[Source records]
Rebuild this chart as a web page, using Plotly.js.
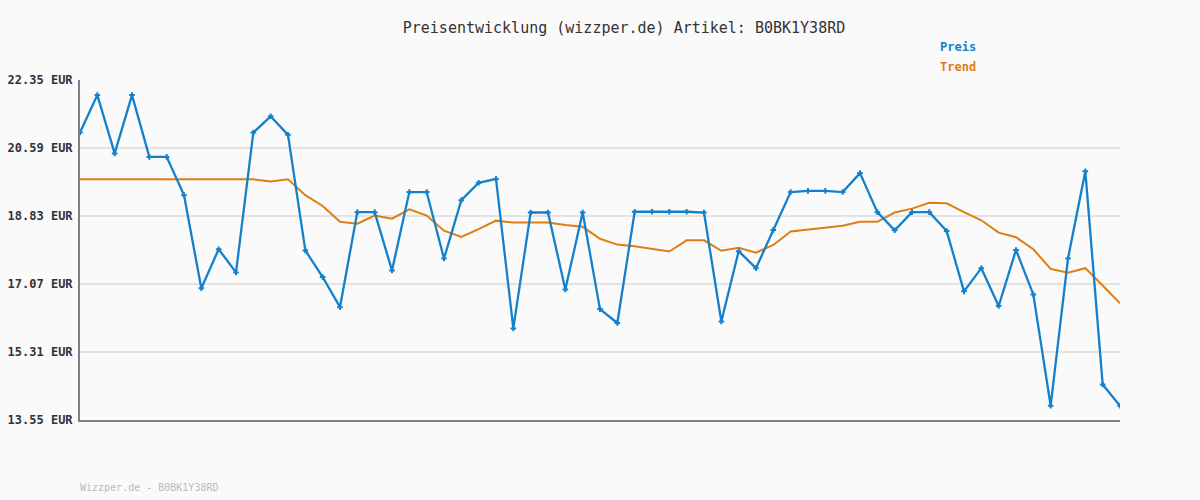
<!DOCTYPE html>
<html>
<head>
<meta charset="utf-8">
<script src="https://cdn.plot.ly/plotly-3.0.1.min.js"></script>
<style>html,body{margin:0;padding:0;background:#fafafa;}#chart{width:1200px;height:500px;}</style>
</head>
<body>
<div id="chart"></div>
<script>
const preis = [20.99, 21.96, 20.45, 21.96, 20.36, 20.36, 19.37, 16.96, 17.97, 17.37,
  20.99, 21.41, 20.93, 17.94, 17.25, 16.47, 18.93, 18.93, 17.42, 19.45,
  19.45, 17.73, 19.24, 19.69, 19.79, 15.92, 18.92, 18.92, 16.93, 18.92,
  16.42, 16.06, 18.94, 18.94, 18.94, 18.94, 18.92, 16.10, 17.92, 17.48,
  18.47, 19.45, 19.48, 19.48, 19.45, 19.94, 18.93, 18.46, 18.93, 18.93,
  18.44, 16.88, 17.48, 16.50, 17.95, 16.80, 13.92, 17.73, 19.99, 14.47, 13.92];
const trend = [19.78, 19.78, 19.78, 19.78, 19.78, 19.78, 19.78, 19.78, 19.78, 19.78,
  19.78, 19.72, 19.78, 19.37, 19.09, 18.68, 18.63, 18.84, 18.76, 19.00,
  18.84, 18.45, 18.29, 18.49, 18.71, 18.66, 18.66, 18.66, 18.60, 18.55,
  18.24, 18.09, 18.05, 17.98, 17.91, 18.20, 18.20, 17.93, 18.01, 17.88,
  18.08, 18.43, 18.48, 18.53, 18.58, 18.68, 18.68, 18.92, 19.02, 19.17,
  19.16, 18.93, 18.72, 18.40, 18.28, 17.97, 17.46, 17.36, 17.48, 17.03, 16.57];
const yTicks = [13.55, 15.31, 17.07, 18.83, 20.59, 22.35];
const yTickText = yTicks.map(v => v.toFixed(2) + ' EUR');
const idx = preis.map((_, i) => i);

const mono = '"DejaVu Sans Mono", "Liberation Mono", monospace';
const blue = '#1380cc';
const orange = '#e07d10';

const traces = [
  {x: idx, y: trend, type: 'scatter', mode: 'lines', name: 'Trend',
   line: {color: orange, width: 2}, hoverinfo: 'skip'},
  {x: idx, y: preis, type: 'scatter', mode: 'lines+markers', name: 'Preis',
   line: {color: blue, width: 2.3},
   marker: {symbol: 'cross-thin', size: 4, color: blue, line: {color: blue, width: 2}}}
];

const layout = {
  width: 1200, height: 500,
  paper_bgcolor: '#fafafa', plot_bgcolor: '#fafafa',
  showlegend: false,
  margin: {l: 80, r: 80, t: 80, b: 80},
  title: {text: 'Preisentwicklung (wizzper.de) Artikel: B0BK1Y38RD',
          font: {family: mono, size: 15, color: '#333333'},
          xref: 'container', yref: 'container', x: 0.52, xanchor: 'center', y: 0.944, yanchor: 'middle'},
  xaxis: {range: [0, 60], showticklabels: false, showgrid: false, zeroline: false,
          showline: true, linecolor: '#808080', linewidth: 2, ticks: ''},
  yaxis: {range: [13.55, 22.35], tickvals: yTicks, ticktext: yTickText,
          showgrid: true, gridcolor: '#e3e3e3', gridwidth: 2, zeroline: false,
          showline: true, linecolor: '#808080', linewidth: 2, ticks: '',
          ticklabelstandoff: 3,
          tickfont: {family: mono, size: 12, color: '#333333', weight: 'bold'}},
  annotations: [
    {text: '<b>Preis</b>', xref: 'paper', yref: 'paper', x: (978 - 80) / 1040, y: 1 + (80 - 47) / 340,
     xanchor: 'right', yanchor: 'middle', showarrow: false, font: {family: mono, size: 12, color: blue}},
    {text: '<b>Trend</b>', xref: 'paper', yref: 'paper', x: (978 - 80) / 1040, y: 1 + (80 - 67) / 340,
     xanchor: 'right', yanchor: 'middle', showarrow: false, font: {family: mono, size: 12, color: orange}},
    {text: 'Wizzper.de - B0BK1Y38RD', xref: 'paper', yref: 'paper', x: -2 / 1040, y: -(487 - 420) / 340,
     xanchor: 'left', yanchor: 'middle', showarrow: false, font: {family: mono, size: 10, color: '#bbbbbb'}}
  ]
};

Plotly.newPlot('chart', traces, layout, {displayModeBar: false, staticPlot: true});
</script>
</body>
</html>
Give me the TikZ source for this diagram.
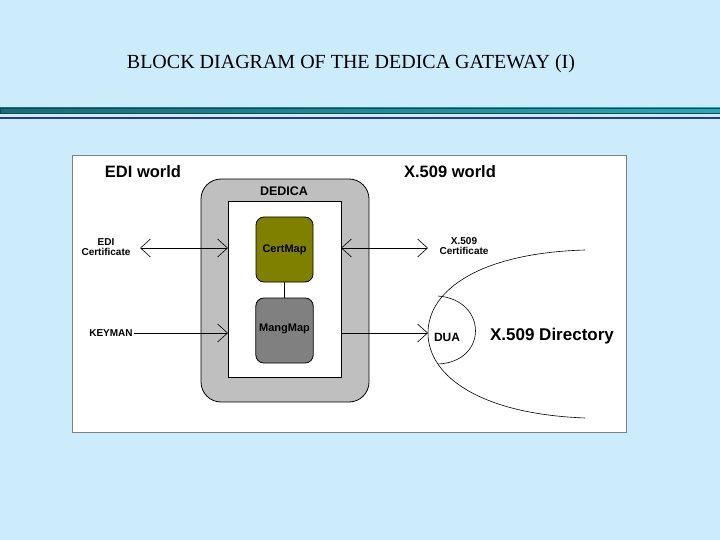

_STATED TASK_
Copy out every line of the material above exactly, skipping the pictures.

_COMPLETE OUTPUT_
Rebuild this chart as a web page, using Plotly.js.
<!DOCTYPE html>
<html>
<head>
<meta charset="utf-8">
<script src="https://cdn.plot.ly/plotly-3.0.1.min.js"></script>
<style>html,body{margin:0;padding:0;background:#fafafa;}#chart{width:1200px;height:500px;}</style>
</head>
<body>
<div id="chart"></div>
<script>
const preis = [20.99, 21.96, 20.45, 21.96, 20.36, 20.36, 19.37, 16.96, 17.97, 17.37,
  20.99, 21.41, 20.93, 17.94, 17.25, 16.47, 18.93, 18.93, 17.42, 19.45,
  19.45, 17.73, 19.24, 19.69, 19.79, 15.92, 18.92, 18.92, 16.93, 18.92,
  16.42, 16.06, 18.94, 18.94, 18.94, 18.94, 18.92, 16.10, 17.92, 17.48,
  18.47, 19.45, 19.48, 19.48, 19.45, 19.94, 18.93, 18.46, 18.93, 18.93,
  18.44, 16.88, 17.48, 16.50, 17.95, 16.80, 13.92, 17.73, 19.99, 14.47, 13.92];
const trend = [19.78, 19.78, 19.78, 19.78, 19.78, 19.78, 19.78, 19.78, 19.78, 19.78,
  19.78, 19.72, 19.78, 19.37, 19.09, 18.68, 18.63, 18.84, 18.76, 19.00,
  18.84, 18.45, 18.29, 18.49, 18.71, 18.66, 18.66, 18.66, 18.60, 18.55,
  18.24, 18.09, 18.05, 17.98, 17.91, 18.20, 18.20, 17.93, 18.01, 17.88,
  18.08, 18.43, 18.48, 18.53, 18.58, 18.68, 18.68, 18.92, 19.02, 19.17,
  19.16, 18.93, 18.72, 18.40, 18.28, 17.97, 17.46, 17.36, 17.48, 17.03, 16.57];
const yTicks = [13.55, 15.31, 17.07, 18.83, 20.59, 22.35];
const yTickText = yTicks.map(v => v.toFixed(2) + ' EUR');
const idx = preis.map((_, i) => i);

const mono = '"DejaVu Sans Mono", "Liberation Mono", monospace';
const blue = '#1380cc';
const orange = '#e07d10';

const traces = [
  {x: idx, y: trend, type: 'scatter', mode: 'lines', name: 'Trend',
   line: {color: orange, width: 2}, hoverinfo: 'skip'},
  {x: idx, y: preis, type: 'scatter', mode: 'lines+markers', name: 'Preis',
   line: {color: blue, width: 2.3},
   marker: {symbol: 'cross-thin', size: 4, color: blue, line: {color: blue, width: 2}}}
];

const layout = {
  width: 1200, height: 500,
  paper_bgcolor: '#fafafa', plot_bgcolor: '#fafafa',
  showlegend: false,
  margin: {l: 80, r: 80, t: 80, b: 80},
  title: {text: 'Preisentwicklung (wizzper.de) Artikel: B0BK1Y38RD',
          font: {family: mono, size: 15, color: '#333333'},
          xref: 'container', yref: 'container', x: 0.52, xanchor: 'center', y: 0.944, yanchor: 'middle'},
  xaxis: {range: [0, 60], showticklabels: false, showgrid: false, zeroline: false,
          showline: true, linecolor: '#808080', linewidth: 2, ticks: ''},
  yaxis: {range: [13.55, 22.35], tickvals: yTicks, ticktext: yTickText,
          showgrid: true, gridcolor: '#e3e3e3', gridwidth: 2, zeroline: false,
          showline: true, linecolor: '#808080', linewidth: 2, ticks: '',
          ticklabelstandoff: 3,
          tickfont: {family: mono, size: 12, color: '#333333', weight: 'bold'}},
  annotations: [
    {text: '<b>Preis</b>', xref: 'paper', yref: 'paper', x: (978 - 80) / 1040, y: 1 + (80 - 47) / 340,
     xanchor: 'right', yanchor: 'middle', showarrow: false, font: {family: mono, size: 12, color: blue}},
    {text: '<b>Trend</b>', xref: 'paper', yref: 'paper', x: (978 - 80) / 1040, y: 1 + (80 - 67) / 340,
     xanchor: 'right', yanchor: 'middle', showarrow: false, font: {family: mono, size: 12, color: orange}},
    {text: 'Wizzper.de - B0BK1Y38RD', xref: 'paper', yref: 'paper', x: -2 / 1040, y: -(487 - 420) / 340,
     xanchor: 'left', yanchor: 'middle', showarrow: false, font: {family: mono, size: 10, color: '#bbbbbb'}}
  ]
};

Plotly.newPlot('chart', traces, layout, {displayModeBar: false, staticPlot: true});
</script>
</body>
</html>
Give me the TikZ source for this diagram.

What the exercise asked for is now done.